Sunday, September 14, 2008

A Way Of Life With MW: Part Two, The Resolution

Prologue

I related an incident A Way Of Life With MW: Part One, The Situation a week ago. I have been holding off the presentation of the resolution of it to see what some of you would have done, or assumed that I had done. Here is what happened.

How I Responded

I did not respond. I walked away to give her privacy with her friend as she talked on the phone. Yes, I felt hurt, but not in a way that would cause me to retaliate. I realize that she has problems that have nothing to do with me or this situation. I have agreed to serve her in any way, which includes helping her with any problems that she has. So, I am called to serve her at this particular instance. Like it or not, it is my duty if I try to be true to my commitment.
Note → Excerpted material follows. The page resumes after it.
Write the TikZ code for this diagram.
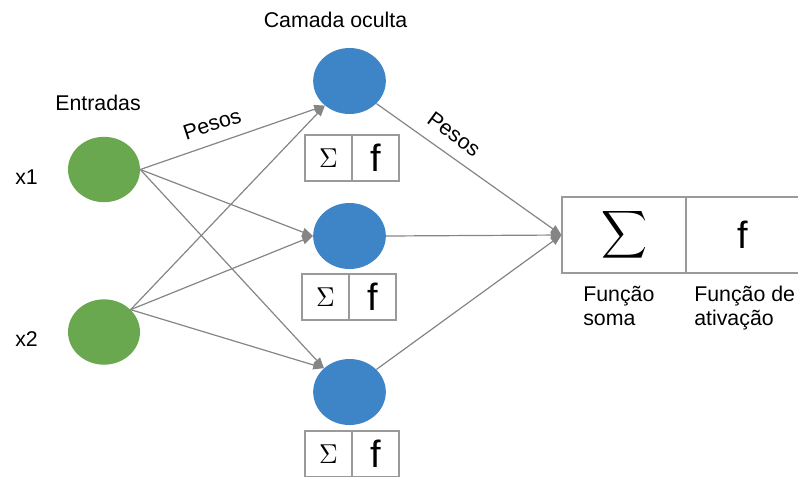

It took me just a few seconds to figure this out. I was over my “hurt”. It was not a thing that I had to address. I took it in stride, for I love to serve her. She was not being bad, bitchy, vindictive, or irrational. I don’t really want to analyze her action. I am her supporter in all circumstances, and this was just a minor test of my ability and willingness to do so.

A few seconds later I could have kissed her on the lips (or anywhere else), and say, “I love you My Sweet.” I did not do it because she was still on the phone.

Don’t misunderstand my intent. I don’t claim to be a saint, or anywhere near the perfect pet that she thinks I am. I simply practice kindness. That practice works well when dealing with reasonable people.

We have an understanding: whether she is right or wrong, it is her prerogative to fix my behavior under any circumstances. I may dislike the particulars, that is, the associated pain or embarrassment, but we both know that it is for the best on the long run.

A day later, after seeing my posting of the first part, she apologized in a very nice way. I appreciated that very much, but there was no need for her to do it. I know that she is a good person, and that is good enough. She just demonstrated that.

I hope that I can live up to all of this goodness that I claim of myself. Of course, she is known to whip my ass when I don’t. She is not being hurtful at those times. She is just expressing her opinion, and I love it.